### DATASET EXTRACT
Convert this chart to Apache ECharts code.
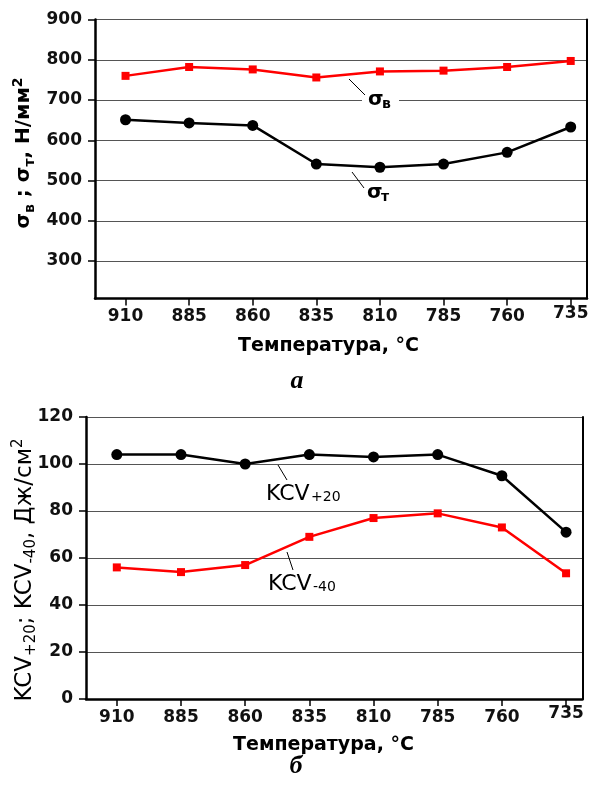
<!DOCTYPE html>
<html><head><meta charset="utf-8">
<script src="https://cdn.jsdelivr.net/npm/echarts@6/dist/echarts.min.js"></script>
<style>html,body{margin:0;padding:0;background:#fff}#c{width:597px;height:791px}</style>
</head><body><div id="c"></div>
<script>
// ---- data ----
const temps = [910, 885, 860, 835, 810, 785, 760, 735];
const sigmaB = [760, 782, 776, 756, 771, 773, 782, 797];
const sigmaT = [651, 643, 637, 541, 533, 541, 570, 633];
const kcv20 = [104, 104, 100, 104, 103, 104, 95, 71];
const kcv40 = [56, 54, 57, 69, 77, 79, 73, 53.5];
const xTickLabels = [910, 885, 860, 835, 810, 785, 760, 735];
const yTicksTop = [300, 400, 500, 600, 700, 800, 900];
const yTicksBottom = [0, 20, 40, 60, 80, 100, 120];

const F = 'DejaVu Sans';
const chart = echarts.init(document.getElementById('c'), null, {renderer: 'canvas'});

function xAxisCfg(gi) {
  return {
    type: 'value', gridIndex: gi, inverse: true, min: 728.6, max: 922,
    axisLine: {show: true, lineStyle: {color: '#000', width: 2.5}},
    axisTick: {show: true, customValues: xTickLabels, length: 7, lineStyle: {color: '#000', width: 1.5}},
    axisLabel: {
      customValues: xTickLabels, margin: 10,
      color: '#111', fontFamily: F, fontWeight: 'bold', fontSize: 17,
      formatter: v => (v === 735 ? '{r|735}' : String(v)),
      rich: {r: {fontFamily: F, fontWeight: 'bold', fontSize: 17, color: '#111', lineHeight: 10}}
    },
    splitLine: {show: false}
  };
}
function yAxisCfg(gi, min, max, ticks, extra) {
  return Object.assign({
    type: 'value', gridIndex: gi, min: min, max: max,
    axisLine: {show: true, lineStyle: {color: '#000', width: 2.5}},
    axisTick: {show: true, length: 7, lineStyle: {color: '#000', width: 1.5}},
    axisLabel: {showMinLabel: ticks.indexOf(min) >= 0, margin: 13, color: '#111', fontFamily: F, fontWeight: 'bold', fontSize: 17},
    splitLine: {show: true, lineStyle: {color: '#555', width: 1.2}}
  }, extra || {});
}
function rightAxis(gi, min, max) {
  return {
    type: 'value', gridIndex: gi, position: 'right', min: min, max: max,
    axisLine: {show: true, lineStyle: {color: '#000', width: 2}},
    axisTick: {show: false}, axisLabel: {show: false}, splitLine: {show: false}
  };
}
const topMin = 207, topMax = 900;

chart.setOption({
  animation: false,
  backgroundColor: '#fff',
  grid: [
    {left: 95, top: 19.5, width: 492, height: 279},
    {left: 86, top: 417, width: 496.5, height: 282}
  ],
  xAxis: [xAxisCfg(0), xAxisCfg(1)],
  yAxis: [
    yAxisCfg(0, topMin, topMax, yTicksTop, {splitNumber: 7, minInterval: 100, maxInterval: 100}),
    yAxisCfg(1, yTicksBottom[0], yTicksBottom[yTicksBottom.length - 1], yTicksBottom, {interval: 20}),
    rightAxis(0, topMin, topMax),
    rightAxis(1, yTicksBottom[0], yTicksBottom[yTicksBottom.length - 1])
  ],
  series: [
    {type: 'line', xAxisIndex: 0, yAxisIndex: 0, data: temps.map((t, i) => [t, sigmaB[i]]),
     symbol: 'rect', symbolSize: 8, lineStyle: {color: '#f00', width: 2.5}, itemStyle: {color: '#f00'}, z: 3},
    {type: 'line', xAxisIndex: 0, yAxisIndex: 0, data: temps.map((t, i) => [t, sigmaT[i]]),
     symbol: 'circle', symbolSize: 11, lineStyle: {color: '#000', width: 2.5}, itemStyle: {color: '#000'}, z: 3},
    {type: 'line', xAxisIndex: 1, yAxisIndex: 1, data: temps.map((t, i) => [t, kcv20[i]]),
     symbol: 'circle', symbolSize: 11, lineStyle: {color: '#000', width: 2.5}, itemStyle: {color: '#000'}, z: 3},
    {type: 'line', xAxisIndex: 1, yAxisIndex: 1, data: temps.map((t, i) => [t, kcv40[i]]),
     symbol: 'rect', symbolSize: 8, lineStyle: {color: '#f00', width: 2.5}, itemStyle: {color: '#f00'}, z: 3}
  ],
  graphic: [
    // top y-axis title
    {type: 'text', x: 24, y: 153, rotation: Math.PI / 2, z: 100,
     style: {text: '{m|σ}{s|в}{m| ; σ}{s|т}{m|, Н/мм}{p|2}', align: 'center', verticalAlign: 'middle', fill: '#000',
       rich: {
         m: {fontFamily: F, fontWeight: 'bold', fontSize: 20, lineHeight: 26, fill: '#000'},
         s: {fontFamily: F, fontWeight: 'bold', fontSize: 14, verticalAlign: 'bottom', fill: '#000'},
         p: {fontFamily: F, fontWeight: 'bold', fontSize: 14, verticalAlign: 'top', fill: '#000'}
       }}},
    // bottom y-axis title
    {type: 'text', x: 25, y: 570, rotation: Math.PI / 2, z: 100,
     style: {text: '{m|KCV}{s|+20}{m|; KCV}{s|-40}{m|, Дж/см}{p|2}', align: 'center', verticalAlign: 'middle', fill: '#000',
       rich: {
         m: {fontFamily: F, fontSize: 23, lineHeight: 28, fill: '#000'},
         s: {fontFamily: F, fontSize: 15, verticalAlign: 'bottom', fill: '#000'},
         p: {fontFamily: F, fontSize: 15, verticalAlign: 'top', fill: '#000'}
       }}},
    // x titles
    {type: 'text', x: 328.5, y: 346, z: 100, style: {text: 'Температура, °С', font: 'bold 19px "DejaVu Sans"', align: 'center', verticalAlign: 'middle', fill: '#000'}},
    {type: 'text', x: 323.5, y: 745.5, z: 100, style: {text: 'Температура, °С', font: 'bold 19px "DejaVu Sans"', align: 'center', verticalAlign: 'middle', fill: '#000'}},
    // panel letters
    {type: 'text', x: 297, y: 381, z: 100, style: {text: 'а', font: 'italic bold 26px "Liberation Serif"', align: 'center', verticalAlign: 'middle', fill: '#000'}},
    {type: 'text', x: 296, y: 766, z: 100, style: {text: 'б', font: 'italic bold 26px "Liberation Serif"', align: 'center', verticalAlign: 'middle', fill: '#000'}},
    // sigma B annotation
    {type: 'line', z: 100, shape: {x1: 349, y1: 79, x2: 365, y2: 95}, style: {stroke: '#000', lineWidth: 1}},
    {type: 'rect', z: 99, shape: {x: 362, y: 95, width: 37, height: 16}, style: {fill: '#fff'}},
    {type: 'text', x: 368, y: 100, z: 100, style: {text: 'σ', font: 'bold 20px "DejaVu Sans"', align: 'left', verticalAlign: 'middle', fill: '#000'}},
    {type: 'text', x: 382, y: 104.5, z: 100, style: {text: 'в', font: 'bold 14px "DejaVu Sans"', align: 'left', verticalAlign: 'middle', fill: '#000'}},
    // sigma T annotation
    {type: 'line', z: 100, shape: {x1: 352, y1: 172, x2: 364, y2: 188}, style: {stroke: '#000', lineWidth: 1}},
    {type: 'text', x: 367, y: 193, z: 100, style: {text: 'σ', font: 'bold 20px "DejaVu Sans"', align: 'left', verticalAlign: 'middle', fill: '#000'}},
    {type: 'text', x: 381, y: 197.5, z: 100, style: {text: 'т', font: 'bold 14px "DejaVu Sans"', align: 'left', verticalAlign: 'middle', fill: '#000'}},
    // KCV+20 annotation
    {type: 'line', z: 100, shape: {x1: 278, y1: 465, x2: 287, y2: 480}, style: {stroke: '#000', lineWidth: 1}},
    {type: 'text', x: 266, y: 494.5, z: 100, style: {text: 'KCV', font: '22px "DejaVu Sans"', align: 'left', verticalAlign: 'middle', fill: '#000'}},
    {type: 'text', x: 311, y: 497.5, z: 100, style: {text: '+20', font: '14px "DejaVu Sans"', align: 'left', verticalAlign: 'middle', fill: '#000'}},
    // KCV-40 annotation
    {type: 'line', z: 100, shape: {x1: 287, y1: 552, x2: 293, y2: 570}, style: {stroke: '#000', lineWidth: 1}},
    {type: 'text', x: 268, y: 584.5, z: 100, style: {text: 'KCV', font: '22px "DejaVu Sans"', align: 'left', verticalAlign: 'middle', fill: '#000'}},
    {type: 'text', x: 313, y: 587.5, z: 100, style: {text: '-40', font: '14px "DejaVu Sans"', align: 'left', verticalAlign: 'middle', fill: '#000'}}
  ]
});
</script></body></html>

### WHAT TO WORK ON
Reproduce the material above exactly, first line through the line that contains "const yTicksBottom = [0, 20, 40, 60, 80, 100, 120];", minus the pictures.

### EXERCISE ANSWER
Convert this chart to Apache ECharts code.
<!DOCTYPE html>
<html><head><meta charset="utf-8">
<script src="https://cdn.jsdelivr.net/npm/echarts@6/dist/echarts.min.js"></script>
<style>html,body{margin:0;padding:0;background:#fff}#c{width:597px;height:791px}</style>
</head><body><div id="c"></div>
<script>
// ---- data ----
const temps = [910, 885, 860, 835, 810, 785, 760, 735];
const sigmaB = [760, 782, 776, 756, 771, 773, 782, 797];
const sigmaT = [651, 643, 637, 541, 533, 541, 570, 633];
const kcv20 = [104, 104, 100, 104, 103, 104, 95, 71];
const kcv40 = [56, 54, 57, 69, 77, 79, 73, 53.5];
const xTickLabels = [910, 885, 860, 835, 810, 785, 760, 735];
const yTicksTop = [300, 400, 500, 600, 700, 800, 900];
const yTicksBottom = [0, 20, 40, 60, 80, 100, 120];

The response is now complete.